• _Problem details_
Quote the entries in full, character for character, without their images.

• _Data to use_
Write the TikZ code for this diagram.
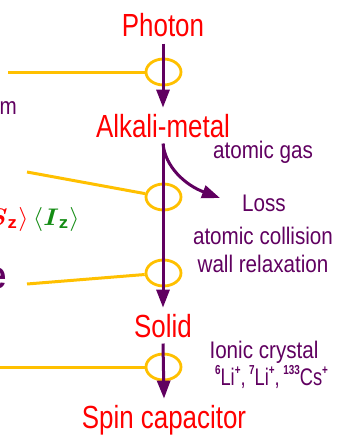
\documentclass[tikz,border=0pt]{standalone}
\usepackage{amsmath}
\usepackage{fontspec}
\setmainfont{Liberation Sans}
\newfontfamily\redfont[FakeStretch=0.81]{Liberation Sans}
\newfontfamily\purfont[FakeStretch=0.86]{Liberation Sans}
\usetikzlibrary{arrows.meta,shapes.geometric}
\definecolor{myred}{RGB}{255,0,0}
\definecolor{mypurple}{RGB}{96,0,96}
\definecolor{myyellow}{RGB}{255,192,0}
\definecolor{mygreen}{RGB}{20,140,20}
\newcommand{\sups}[1]{\raisebox{0.42em}{\fontsize{13}{13}\selectfont\bfseries #1}}
\begin{document}
\begin{tikzpicture}[x=1pt,y=-1pt,
  stage/.style={font=\redfont\fontsize{32}{32}\selectfont, text=myred, anchor=base, inner xsep=0pt, inner ysep=6pt},
  note/.style={font=\purfont\fontsize{24}{24}\selectfont, text=mypurple, anchor=base, inner sep=0pt},
  ring/.style={draw=myyellow, line width=2.8pt, ellipse, minimum width=35pt, minimum height=26pt, inner sep=0pt},
  feed/.style={draw=myyellow, line width=3pt},
  flow/.style={draw=mypurple, line width=3pt, -{Triangle[width=13pt,length=18pt]}},
]
\useasboundingbox (0,0) rectangle (337,436);
\clip (0,0) rectangle (337,436);

% stage labels
\node[stage] (photon) at (163,37) {Photon};
\node[stage] (alkali) at (163,137) {Alkali-metal};
\node[stage] (solid) at (163,337) {Solid};
\node[stage] (spin) at (164,428) {Spin capacitor};

% notes
\node[note] (gas) at (263,158) {atomic gas};
\node[note] (loss) at (264,211) {Loss};
\node[note] (coll) at (263,244) {atomic collision};
\node[note] (wall) at (263,272) {wall relaxation};
\node[note] (ionic) at (264,358) {Ionic crystal};
\node[note] (iso) at (271.5,385) {\resizebox{113pt}{\height}{\sups{6}Li\sups{+},\hspace{4pt}\sups{7}Li\sups{+},\hspace{4pt}\sups{133}Cs\sups{+}}};

% cut-off texts at left edge
\node[note, anchor=base east] (mtext) at (17,114) {m};
\node[anchor=base east, inner sep=0pt] (spins) at (80,225)
  {\scalebox{2.65}[2.4]{$\color{myred}\langle\boldsymbol{S}_{\mathbf z}\rangle\,\color{mygreen}\langle\boldsymbol{I}_{\mathbf z}\rangle$}};
\node[anchor=base east, inner sep=0pt, text=mypurple, font=\purfont\bfseries\fontsize{38}{38}\selectfont] (etext) at (7,288) {e};

% rings
\node[ring] (r1) at (163.5,72) {};
\node[ring] (r2) at (163.5,197) {};
\node[ring] (r3) at (163.5,273) {};
\node[ring] (r4) at (163.5,367) {};

% feed line ends
\coordinate (f1) at (8,72);
\coordinate (f2) at (27,172);
\coordinate (f3) at (27,284);
\coordinate (f4) at (-5,367);
\coordinate (losstip) at (220,198);

% purple flow
\draw[flow] (photon.south) -- (alkali.north);
\draw[flow] (alkali.south) -- (solid.north);
\draw[flow] (solid.south) -- (spin.north);
\draw[flow] (alkali.south) .. controls +(2,23) and +(-35,-13) .. (losstip);

% yellow feeds
\draw[feed] (f1) -- (r1);
\draw[feed] (f2) -- (r2);
\draw[feed] (f3) -- (r3);
\draw[feed] (f4) -- (r4);
\end{tikzpicture}
\end{document}
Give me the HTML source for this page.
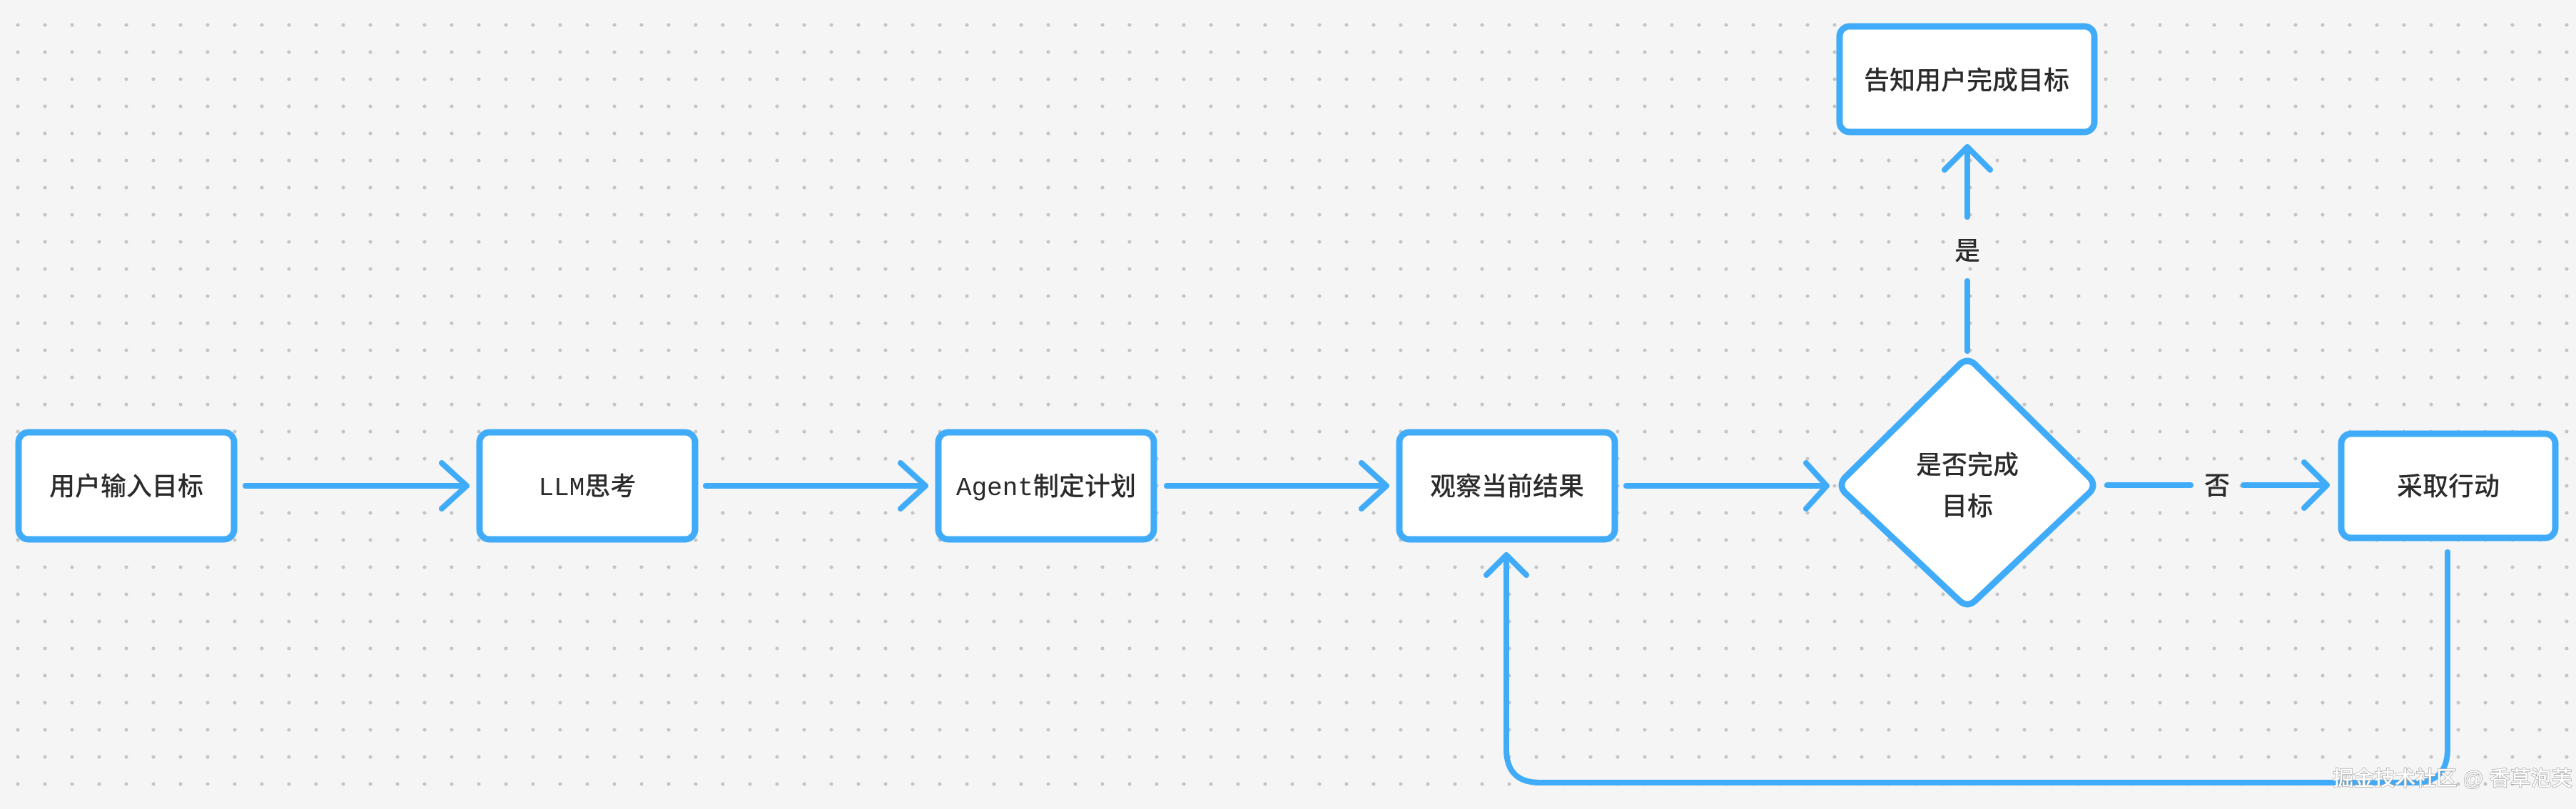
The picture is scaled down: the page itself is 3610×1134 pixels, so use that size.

• _Exercise output_
Write the TikZ code for this diagram.
\documentclass[tikz,border=0pt]{standalone}
\usepackage{amsmath}
\usepackage{fontspec}
\setmainfont{Liberation Sans}
\newfontfamily\redfont[FakeStretch=0.81]{Liberation Sans}
\newfontfamily\purfont[FakeStretch=0.86]{Liberation Sans}
\usetikzlibrary{arrows.meta,shapes.geometric}
\definecolor{myred}{RGB}{255,0,0}
\definecolor{mypurple}{RGB}{96,0,96}
\definecolor{myyellow}{RGB}{255,192,0}
\definecolor{mygreen}{RGB}{20,140,20}
\newcommand{\sups}[1]{\raisebox{0.42em}{\fontsize{13}{13}\selectfont\bfseries #1}}
\begin{document}
\begin{tikzpicture}[x=1pt,y=-1pt,
  stage/.style={font=\redfont\fontsize{32}{32}\selectfont, text=myred, anchor=base, inner xsep=0pt, inner ysep=6pt},
  note/.style={font=\purfont\fontsize{24}{24}\selectfont, text=mypurple, anchor=base, inner sep=0pt},
  ring/.style={draw=myyellow, line width=2.8pt, ellipse, minimum width=35pt, minimum height=26pt, inner sep=0pt},
  feed/.style={draw=myyellow, line width=3pt},
  flow/.style={draw=mypurple, line width=3pt, -{Triangle[width=13pt,length=18pt]}},
]
\useasboundingbox (0,0) rectangle (337,436);
\clip (0,0) rectangle (337,436);

% stage labels
\node[stage] (photon) at (163,37) {Photon};
\node[stage] (alkali) at (163,137) {Alkali-metal};
\node[stage] (solid) at (163,337) {Solid};
\node[stage] (spin) at (164,428) {Spin capacitor};

% notes
\node[note] (gas) at (263,158) {atomic gas};
\node[note] (loss) at (264,211) {Loss};
\node[note] (coll) at (263,244) {atomic collision};
\node[note] (wall) at (263,272) {wall relaxation};
\node[note] (ionic) at (264,358) {Ionic crystal};
\node[note] (iso) at (271.5,385) {\resizebox{113pt}{\height}{\sups{6}Li\sups{+},\hspace{4pt}\sups{7}Li\sups{+},\hspace{4pt}\sups{133}Cs\sups{+}}};

% cut-off texts at left edge
\node[note, anchor=base east] (mtext) at (17,114) {m};
\node[anchor=base east, inner sep=0pt] (spins) at (80,225)
  {\scalebox{2.65}[2.4]{$\color{myred}\langle\boldsymbol{S}_{\mathbf z}\rangle\,\color{mygreen}\langle\boldsymbol{I}_{\mathbf z}\rangle$}};
\node[anchor=base east, inner sep=0pt, text=mypurple, font=\purfont\bfseries\fontsize{38}{38}\selectfont] (etext) at (7,288) {e};

% rings
\node[ring] (r1) at (163.5,72) {};
\node[ring] (r2) at (163.5,197) {};
\node[ring] (r3) at (163.5,273) {};
\node[ring] (r4) at (163.5,367) {};

% feed line ends
\coordinate (f1) at (8,72);
\coordinate (f2) at (27,172);
\coordinate (f3) at (27,284);
\coordinate (f4) at (-5,367);
\coordinate (losstip) at (220,198);

% purple flow
\draw[flow] (photon.south) -- (alkali.north);
\draw[flow] (alkali.south) -- (solid.north);
\draw[flow] (solid.south) -- (spin.north);
\draw[flow] (alkali.south) .. controls +(2,23) and +(-35,-13) .. (losstip);

% yellow feeds
\draw[feed] (f1) -- (r1);
\draw[feed] (f2) -- (r2);
\draw[feed] (f3) -- (r3);
\draw[feed] (f4) -- (r4);
\end{tikzpicture}
\end{document}
Give me the HTML source for this page.
The picture is scaled down: the page itself is 3610×1134 pixels, so use that size.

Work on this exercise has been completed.